[WikiEN-l] Featured churn

Charles Matthews charles.r.matthews at ntlworld.com
Fri Jul 17 07:15:28 UTC 2009


Steve Bennett wrote:
> On Fri, Jul 17, 2009 at 5:06 AM, Andrew Gray<andrew.gray at dunelm.org.uk> wrote:
>   
>> I have, interestingly, been noticing it moving in exactly the opposite
>>     
>  direction; articles with a couple of paragraphs of text, a reference
>   
>> or two, an image or an infobox, being marked as "stubs". There's
>> standards inflation at both ends of the rating system...
>>     
>
> IMHO, this kind of thing is one of Wikipedia's greatest failings. We
> still can't even agree on a definition of things like "stub", and it
> seems to be in everyone's interest not to. People like stuff like that
> being subjective.
>
> (FWIW, I think it's reasonable to have "stub" be relative to the
> expected content. Two paragraphs on a country would clearly be a
> "stub". Two paragraphs on an obscure medieval scribe might be the most
> comprehensive resource possible.)
>   
The stub business goes back almost forever, though.
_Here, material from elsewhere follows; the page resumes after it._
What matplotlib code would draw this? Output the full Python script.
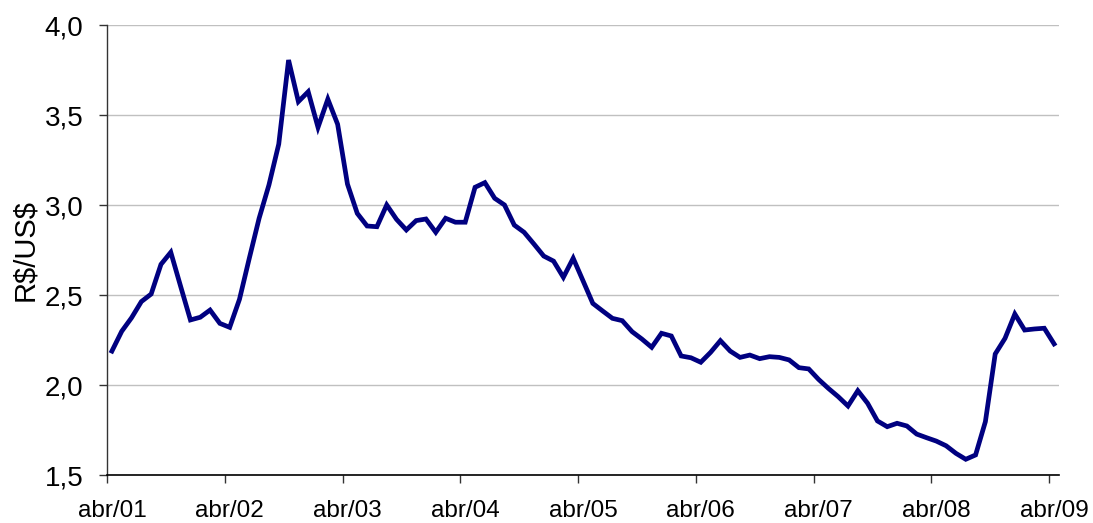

And the affection 
for grey areas is not the dominant trend: there are people who seem to 
have the MoS and its pickier points as bedtime reading. There has always 
been an adequate definition of stub, which relates to the idea that the 
article as stands has serious missing information, so is incomplete in 
an essential way. So Steve's FWIW is correct (no, I haven't looked up to 
see whether some genius has changed the definition of stub). I've never 
taken much notice of what is and isn't denominated a stub.